Seattle firefighter and Marine reservist Michael Washington has served in the Gulf War, Bosnia and Afghanistan. He left the fire station and his family yet again this month to help prepare for the possible conflict in Iraq.

Thankfully for his wife, Grace, and their two children, the call-up was for two weeks and didn't involve leaving the country. Grace and family expected him back by Christmas.

The couple's teenage son, Michael Jr., is enrolled in ROTC, but Grace hopes he strays from following in his father's military footsteps.

"I tell him it's better to go into the military after college. I'm hoping that he'll be in a major that takes six years and meet a pretty girl who will capture his eye and distract him from the military. Sometimes I feel like Lucille Ball."

Grace, an artist, turns serious when she talks about her husband's latest stint. Her family, she says, has seen enough of the country's armed conflicts.

"I don't want to sound unpatriotic," she says, "but you hear about these polls about whether we should go to war. I'd like to hear a poll from people who actually have to go do it. It seems to me the people most for war aren't the ones who will be at risk."

— Richard Seven

In Death, More Discord
June 23, 2002

Rock climber Bill Robins was a purist, and happy to let you know it. Adamant that climbers should not needlessly mar the basalt pillars at Frenchman Coulee, a climbing haven near the tiny hamlet of Vantage, he bragged about removing fixed anchors from routes where he didn't think they belonged. Fellow climbers had even accused him — wrongly — of being the midnight thief who stripped hundreds of climbing bolts off increasingly popular routes at the hot rock spot near where Interstate 90 crosses the Columbia River.

There's little doubt this renegade would have had an opinion about the happenings there this past fall.

Known as much for his booming voice, vulgar route descriptions and unusual dress as for his 1,000 first ascents in Washington and Utah, Robins died in July of hypothermia and injuries sustained after being buried in an avalanche while climbing in the Bolivian Andes. He was 45. Then, a few months after his death, internationally famous adventurer Göran Kropp — most noted for bicycling from his native Sweden to Nepal, climbing Mount Everest and bicycling back — died in a fall while climbing at Frenchman Coulee.

To the chagrin of those who remember Robins, Kropp's grief-stricken companions etched a memorial to the Swede into the base of a pillar. Coulee regulars have spent much of the past month trying to persuade Kropp's friends to remove the carving, or at least not add to it. Kropp climbed at the Coulee as a visitor. Robins was perhaps the area's most prolific climber, but no memorial was placed in his honor. And friends insist he would have wanted it no other way.
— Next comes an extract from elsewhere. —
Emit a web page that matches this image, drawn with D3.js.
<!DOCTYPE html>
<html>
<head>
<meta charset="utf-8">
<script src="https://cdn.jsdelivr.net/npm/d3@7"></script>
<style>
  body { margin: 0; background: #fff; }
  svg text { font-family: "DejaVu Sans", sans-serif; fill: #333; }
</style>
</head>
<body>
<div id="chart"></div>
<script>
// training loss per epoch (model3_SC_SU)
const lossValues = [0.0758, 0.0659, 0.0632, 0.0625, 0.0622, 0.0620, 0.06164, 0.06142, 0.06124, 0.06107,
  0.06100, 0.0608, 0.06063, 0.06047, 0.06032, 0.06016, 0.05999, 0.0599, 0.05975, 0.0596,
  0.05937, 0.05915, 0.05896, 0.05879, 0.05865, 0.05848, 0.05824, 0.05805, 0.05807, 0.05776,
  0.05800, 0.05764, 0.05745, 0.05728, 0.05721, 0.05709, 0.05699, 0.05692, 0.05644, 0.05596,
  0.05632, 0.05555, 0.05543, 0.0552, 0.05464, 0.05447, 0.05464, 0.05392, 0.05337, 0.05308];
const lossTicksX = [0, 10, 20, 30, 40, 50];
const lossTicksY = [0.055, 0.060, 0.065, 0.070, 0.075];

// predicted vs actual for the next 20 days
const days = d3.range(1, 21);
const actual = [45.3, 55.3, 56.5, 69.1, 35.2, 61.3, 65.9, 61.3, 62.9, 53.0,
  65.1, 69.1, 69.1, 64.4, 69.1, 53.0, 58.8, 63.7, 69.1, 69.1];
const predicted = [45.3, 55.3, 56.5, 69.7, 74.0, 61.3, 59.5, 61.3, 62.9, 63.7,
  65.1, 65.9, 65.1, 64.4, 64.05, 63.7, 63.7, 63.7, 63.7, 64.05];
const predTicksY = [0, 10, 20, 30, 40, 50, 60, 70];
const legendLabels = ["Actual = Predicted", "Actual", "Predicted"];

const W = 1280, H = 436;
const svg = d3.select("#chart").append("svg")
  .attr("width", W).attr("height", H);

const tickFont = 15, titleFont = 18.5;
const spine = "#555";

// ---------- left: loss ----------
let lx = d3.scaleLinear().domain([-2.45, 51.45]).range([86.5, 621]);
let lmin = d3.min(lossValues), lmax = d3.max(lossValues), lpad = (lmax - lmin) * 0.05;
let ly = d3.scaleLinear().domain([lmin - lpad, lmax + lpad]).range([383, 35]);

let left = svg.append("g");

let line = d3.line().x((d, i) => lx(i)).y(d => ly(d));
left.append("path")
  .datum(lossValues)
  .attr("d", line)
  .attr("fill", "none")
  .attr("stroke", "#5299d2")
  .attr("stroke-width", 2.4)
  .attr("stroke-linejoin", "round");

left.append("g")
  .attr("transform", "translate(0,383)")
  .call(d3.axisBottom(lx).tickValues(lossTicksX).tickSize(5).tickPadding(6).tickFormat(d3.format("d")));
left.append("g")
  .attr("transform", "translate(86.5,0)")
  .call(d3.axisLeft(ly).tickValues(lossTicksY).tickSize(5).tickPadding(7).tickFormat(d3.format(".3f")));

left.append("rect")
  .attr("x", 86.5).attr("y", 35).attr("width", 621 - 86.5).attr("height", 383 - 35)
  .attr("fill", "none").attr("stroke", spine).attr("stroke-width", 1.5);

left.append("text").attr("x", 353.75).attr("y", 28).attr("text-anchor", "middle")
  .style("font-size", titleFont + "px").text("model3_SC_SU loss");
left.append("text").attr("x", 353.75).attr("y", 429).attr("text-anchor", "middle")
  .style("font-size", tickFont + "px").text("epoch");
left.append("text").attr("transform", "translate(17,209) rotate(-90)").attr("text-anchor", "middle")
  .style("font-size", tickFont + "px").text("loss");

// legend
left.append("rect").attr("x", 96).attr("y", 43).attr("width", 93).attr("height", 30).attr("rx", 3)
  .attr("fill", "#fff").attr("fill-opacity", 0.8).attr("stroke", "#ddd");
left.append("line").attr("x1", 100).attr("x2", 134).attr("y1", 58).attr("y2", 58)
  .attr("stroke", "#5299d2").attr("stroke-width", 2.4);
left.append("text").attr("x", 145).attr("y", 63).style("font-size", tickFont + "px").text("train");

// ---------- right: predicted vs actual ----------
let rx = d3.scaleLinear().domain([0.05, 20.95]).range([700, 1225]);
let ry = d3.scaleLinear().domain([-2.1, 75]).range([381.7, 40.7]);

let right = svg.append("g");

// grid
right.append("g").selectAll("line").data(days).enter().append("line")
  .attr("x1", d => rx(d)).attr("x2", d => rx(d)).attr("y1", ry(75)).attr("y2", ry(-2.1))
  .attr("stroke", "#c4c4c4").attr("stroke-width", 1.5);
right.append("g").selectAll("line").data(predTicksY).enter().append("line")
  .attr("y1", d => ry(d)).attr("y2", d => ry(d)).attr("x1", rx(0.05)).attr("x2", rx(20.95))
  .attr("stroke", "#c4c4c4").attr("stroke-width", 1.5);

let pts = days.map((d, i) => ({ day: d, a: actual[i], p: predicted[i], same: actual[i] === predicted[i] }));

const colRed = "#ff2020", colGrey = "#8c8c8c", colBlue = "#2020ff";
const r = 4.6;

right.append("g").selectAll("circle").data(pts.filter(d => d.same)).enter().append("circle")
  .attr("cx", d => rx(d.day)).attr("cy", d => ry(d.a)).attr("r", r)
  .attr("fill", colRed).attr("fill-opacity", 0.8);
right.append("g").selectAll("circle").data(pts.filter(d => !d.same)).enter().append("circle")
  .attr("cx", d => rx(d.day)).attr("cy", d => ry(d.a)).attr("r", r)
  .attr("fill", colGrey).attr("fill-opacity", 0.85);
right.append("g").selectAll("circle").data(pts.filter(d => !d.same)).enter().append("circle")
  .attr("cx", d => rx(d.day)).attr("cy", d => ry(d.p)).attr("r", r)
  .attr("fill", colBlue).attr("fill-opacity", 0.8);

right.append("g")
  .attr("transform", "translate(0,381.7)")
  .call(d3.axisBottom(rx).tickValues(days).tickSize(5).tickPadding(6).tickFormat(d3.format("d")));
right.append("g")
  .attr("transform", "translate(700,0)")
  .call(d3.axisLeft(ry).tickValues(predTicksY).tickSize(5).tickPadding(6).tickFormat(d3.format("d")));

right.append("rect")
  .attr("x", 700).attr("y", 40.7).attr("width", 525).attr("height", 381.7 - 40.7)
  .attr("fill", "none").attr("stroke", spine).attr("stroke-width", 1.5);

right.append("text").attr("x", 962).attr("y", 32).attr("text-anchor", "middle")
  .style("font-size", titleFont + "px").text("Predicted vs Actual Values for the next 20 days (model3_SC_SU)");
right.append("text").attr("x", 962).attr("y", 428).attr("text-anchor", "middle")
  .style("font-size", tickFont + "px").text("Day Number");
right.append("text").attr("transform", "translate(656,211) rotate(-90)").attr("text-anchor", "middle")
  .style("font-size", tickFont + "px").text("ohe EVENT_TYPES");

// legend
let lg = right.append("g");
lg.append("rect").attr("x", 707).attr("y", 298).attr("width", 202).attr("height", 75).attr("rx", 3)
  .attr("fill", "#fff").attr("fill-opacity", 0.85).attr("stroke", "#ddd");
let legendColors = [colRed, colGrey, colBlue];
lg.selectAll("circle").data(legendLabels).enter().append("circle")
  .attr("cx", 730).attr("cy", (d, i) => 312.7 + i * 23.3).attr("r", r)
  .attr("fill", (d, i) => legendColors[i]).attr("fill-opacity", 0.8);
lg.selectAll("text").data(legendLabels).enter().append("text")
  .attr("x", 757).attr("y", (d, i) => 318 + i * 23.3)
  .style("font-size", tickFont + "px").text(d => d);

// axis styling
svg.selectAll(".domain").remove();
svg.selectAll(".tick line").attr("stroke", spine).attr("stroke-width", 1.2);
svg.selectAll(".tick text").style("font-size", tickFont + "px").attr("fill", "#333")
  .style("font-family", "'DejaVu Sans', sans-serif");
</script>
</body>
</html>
The best memorial to Robins, those friends say, would be to simply climb the routes he established — and cackle with glee along the way.

— Craig Welch

Escape From Marauding Maoists
Sept. 29, 2002

After losing his reading glasses and contacts, and crushing his computer when adjusting his airplane seat, Dan Hinkley made it home safely last month from his plant-hunting expedition to South Africa and Nepal. The accidents to laptop and eyewear were minor incidents compared to his adventures in Nepal, where Maoists forced him and writer Jamaica Kincaid off of their planned route. Instead, the two felt a bit like the Von Trapp family as they trekked over a much higher pass, which had fantastic flora but also a middle-of-the-night landslide that barely missed their tent.

The botanical adventurers were twice robbed by the Maoists, who had recently beheaded a man outside of Kathmandu. Hinkley was called upon to medically treat a dying man in the remote village of Ritak on the Tibetan border, and was also asked to sew up the stumps of a villager's fingers recently amputated by an axe accident. Such are the perils of modern plant explorers in an unsettled world.
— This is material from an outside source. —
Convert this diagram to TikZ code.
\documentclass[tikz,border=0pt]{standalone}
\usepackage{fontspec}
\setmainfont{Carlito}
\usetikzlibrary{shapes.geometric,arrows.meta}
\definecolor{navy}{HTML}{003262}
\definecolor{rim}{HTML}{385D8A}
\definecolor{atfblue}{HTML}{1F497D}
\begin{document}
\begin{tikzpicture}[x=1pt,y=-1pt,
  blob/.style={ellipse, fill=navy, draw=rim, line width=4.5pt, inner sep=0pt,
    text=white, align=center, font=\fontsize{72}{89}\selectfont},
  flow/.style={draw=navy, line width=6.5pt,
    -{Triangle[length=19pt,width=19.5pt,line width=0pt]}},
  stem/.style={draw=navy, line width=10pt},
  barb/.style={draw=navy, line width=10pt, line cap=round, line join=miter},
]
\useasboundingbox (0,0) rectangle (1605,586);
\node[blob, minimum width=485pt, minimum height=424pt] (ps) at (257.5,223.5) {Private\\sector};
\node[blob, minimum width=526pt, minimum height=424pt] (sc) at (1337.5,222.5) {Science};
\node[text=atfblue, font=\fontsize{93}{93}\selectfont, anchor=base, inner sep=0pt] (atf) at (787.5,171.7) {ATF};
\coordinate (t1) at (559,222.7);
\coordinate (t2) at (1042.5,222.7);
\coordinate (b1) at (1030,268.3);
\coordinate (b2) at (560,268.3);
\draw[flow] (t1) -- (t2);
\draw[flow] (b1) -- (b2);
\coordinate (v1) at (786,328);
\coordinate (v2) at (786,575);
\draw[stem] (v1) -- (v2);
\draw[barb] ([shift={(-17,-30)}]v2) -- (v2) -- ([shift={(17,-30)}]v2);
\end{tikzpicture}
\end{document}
The good news is that Hinkley, after resting up a bit, is now writing thousands of tantalizing plant descriptions for the 2003 Heronswood Nursery catalog, which will be available early next year. From Nepal he brought home seed of what he believes to be an especially lovely, as-yet-undescribed species of the little woodland plant called Paris. And he and Kincaid are still good friends, despite spending four weeks together in a tent without showering.